** begin Supplied data **

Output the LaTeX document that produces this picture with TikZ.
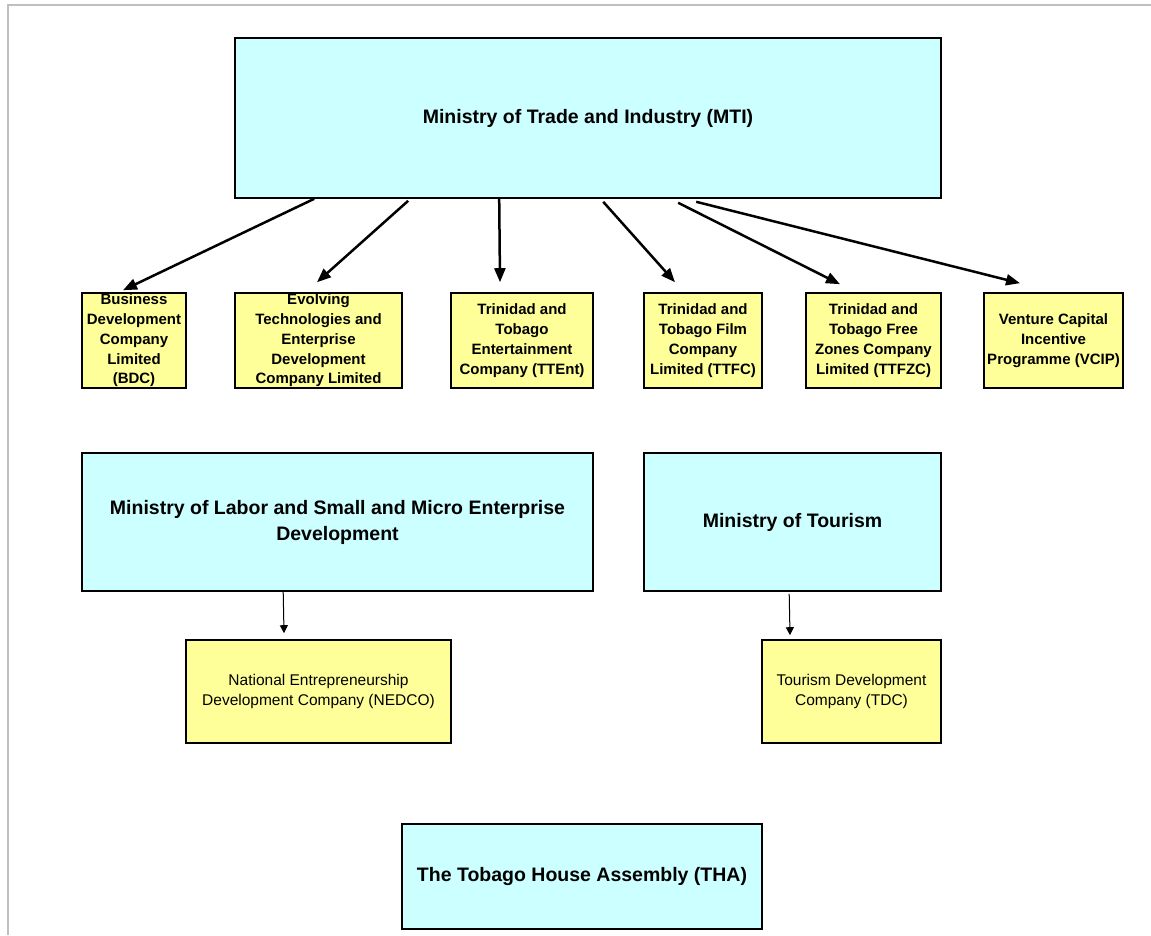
\documentclass[tikz,border=0pt]{standalone}
\usepackage{fontspec}
\setmainfont{Liberation Sans}
\usetikzlibrary{arrows.meta}
\definecolor{minfill}{HTML}{CCFFFF}
\definecolor{cofill}{HTML}{FFFF99}
\tikzset{
    ministry/.style={draw,line width=1.6,fill=minfill,align=center,inner sep=0,
        font=\fontsize{19.5}{26}\selectfont\bfseries},
    company/.style={draw,line width=1.6,fill=cofill,align=center,inner sep=0,
        minimum height=95,font=\fontsize{15}{19.8}\selectfont\bfseries},
    unit/.style={draw,line width=1.6,fill=cofill,align=center,inner sep=0,
        minimum height=103,font=\fontsize{15.5}{20}\selectfont},
    link/.style={line width=2.5,-{Triangle[length=14,width=11]}},
    thinlink/.style={line width=1,-{Triangle[length=8,width=8]}}
}
\begin{document}
\begin{tikzpicture}[x=1pt,y=-1pt]
    \useasboundingbox (0,0) rectangle (1151,935);
    \draw[black!25,line width=1.5] (1151,5) -- (8,5) -- (8,935);
    \node[ministry,minimum width=706,minimum height=160] (mti) at (588,118)
        {Ministry of Trade and Industry (MTI)};
    \node[company,minimum width=104] (bdc) at (134,340.5)
        {Business\\Development\\Company\\Limited\\(BDC)};
    \node[company,minimum width=167] (eted) at (318.5,340.5)
        {Evolving\\Technologies and\\Enterprise\\Development\\Company Limited};
    \node[company,minimum width=142] (ttent) at (522,340.5)
        {Trinidad and\\Tobago\\Entertainment\\Company (TTEnt)};
    \node[company,minimum width=118] (ttfc) at (703,340.5)
        {Trinidad and\\Tobago Film\\Company\\Limited (TTFC)};
    \node[company,minimum width=135] (ttfzc) at (873.5,340.5)
        {Trinidad and\\Tobago Free\\Zones Company\\Limited (TTFZC)};
    \node[company,minimum width=139] (vcip) at (1053.5,340.5)
        {Venture Capital\\Incentive\\Programme (VCIP)};
    \node[ministry,minimum width=511,minimum height=138] (mlsmed) at (337.5,522)
        {Ministry of Labor and Small and Micro Enterprise\\Development};
    \node[ministry,minimum width=297,minimum height=138] (tour) at (792.5,522)
        {Ministry of Tourism};
    \node[unit,minimum width=265] (nedco) at (318.5,691.5)
        {National Entrepreneurship\\Development Company (NEDCO)};
    \node[unit,minimum width=179] (tdc) at (851.5,691.5)
        {Tourism Development\\Company (TDC)};
    \node[ministry,minimum width=360,minimum height=105] (tha) at (582,876.5)
        {The Tobago House Assembly (THA)};
    \draw[link] ([xshift=80]mti.south west) -- ([xshift=-11,yshift=2]bdc.north);
    \draw[link] ([xshift=174,yshift=-2]mti.south west) -- ([xshift=-1.5,yshift=10]eted.north);
    \draw[link] ([xshift=265]mti.south west) -- ([xshift=-22,yshift=10]ttent.north);
    \draw[link] ([xshift=369,yshift=-3]mti.south west) -- ([xshift=-28,yshift=10]ttfc.north);
    \draw[link] ([xshift=444,yshift=-4]mti.south west) -- ([xshift=-33.5,yshift=8]ttfzc.north);
    \draw[link] ([xshift=462,yshift=-3]mti.south west) -- ([xshift=-33.5,yshift=9]vcip.north);
    \draw[thinlink] ([xshift=202]mlsmed.south west) -- ([xshift=-34.5,yshift=6]nedco.north);
    \draw[thinlink] ([xshift=146,yshift=-2]tour.south west) -- ([xshift=-61.5,yshift=4]tdc.north);
\end{tikzpicture}
\end{document}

** end Supplied data **

What is expected =
Restate the listing above word for word, and skip the pictures.

Complete response =
Output the LaTeX document that produces this picture with TikZ.
\documentclass[tikz,border=0pt]{standalone}
\usepackage{fontspec}
\setmainfont{Liberation Sans}
\usetikzlibrary{arrows.meta}
\definecolor{minfill}{HTML}{CCFFFF}
\definecolor{cofill}{HTML}{FFFF99}
\tikzset{
    ministry/.style={draw,line width=1.6,fill=minfill,align=center,inner sep=0,
        font=\fontsize{19.5}{26}\selectfont\bfseries},
    company/.style={draw,line width=1.6,fill=cofill,align=center,inner sep=0,
        minimum height=95,font=\fontsize{15}{19.8}\selectfont\bfseries},
    unit/.style={draw,line width=1.6,fill=cofill,align=center,inner sep=0,
        minimum height=103,font=\fontsize{15.5}{20}\selectfont},
    link/.style={line width=2.5,-{Triangle[length=14,width=11]}},
    thinlink/.style={line width=1,-{Triangle[length=8,width=8]}}
}
\begin{document}
\begin{tikzpicture}[x=1pt,y=-1pt]
    \useasboundingbox (0,0) rectangle (1151,935);
    \draw[black!25,line width=1.5] (1151,5) -- (8,5) -- (8,935);
    \node[ministry,minimum width=706,minimum height=160] (mti) at (588,118)
        {Ministry of Trade and Industry (MTI)};
    \node[company,minimum width=104] (bdc) at (134,340.5)
        {Business\\Development\\Company\\Limited\\(BDC)};
    \node[company,minimum width=167] (eted) at (318.5,340.5)
        {Evolving\\Technologies and\\Enterprise\\Development\\Company Limited};
    \node[company,minimum width=142] (ttent) at (522,340.5)
        {Trinidad and\\Tobago\\Entertainment\\Company (TTEnt)};
    \node[company,minimum width=118] (ttfc) at (703,340.5)
        {Trinidad and\\Tobago Film\\Company\\Limited (TTFC)};
    \node[company,minimum width=135] (ttfzc) at (873.5,340.5)
        {Trinidad and\\Tobago Free\\Zones Company\\Limited (TTFZC)};
    \node[company,minimum width=139] (vcip) at (1053.5,340.5)
        {Venture Capital\\Incentive\\Programme (VCIP)};
    \node[ministry,minimum width=511,minimum height=138] (mlsmed) at (337.5,522)
        {Ministry of Labor and Small and Micro Enterprise\\Development};
    \node[ministry,minimum width=297,minimum height=138] (tour) at (792.5,522)
        {Ministry of Tourism};
    \node[unit,minimum width=265] (nedco) at (318.5,691.5)
        {National Entrepreneurship\\Development Company (NEDCO)};
    \node[unit,minimum width=179] (tdc) at (851.5,691.5)
        {Tourism Development\\Company (TDC)};
    \node[ministry,minimum width=360,minimum height=105] (tha) at (582,876.5)
        {The Tobago House Assembly (THA)};
    \draw[link] ([xshift=80]mti.south west) -- ([xshift=-11,yshift=2]bdc.north);
    \draw[link] ([xshift=174,yshift=-2]mti.south west) -- ([xshift=-1.5,yshift=10]eted.north);
    \draw[link] ([xshift=265]mti.south west) -- ([xshift=-22,yshift=10]ttent.north);
    \draw[link] ([xshift=369,yshift=-3]mti.south west) -- ([xshift=-28,yshift=10]ttfc.north);
    \draw[link] ([xshift=444,yshift=-4]mti.south west) -- ([xshift=-33.5,yshift=8]ttfzc.north);
    \draw[link] ([xshift=462,yshift=-3]mti.south west) -- ([xshift=-33.5,yshift=9]vcip.north);
    \draw[thinlink] ([xshift=202]mlsmed.south west) -- ([xshift=-34.5,yshift=6]nedco.north);
    \draw[thinlink] ([xshift=146,yshift=-2]tour.south west) -- ([xshift=-61.5,yshift=4]tdc.north);
\end{tikzpicture}
\end{document}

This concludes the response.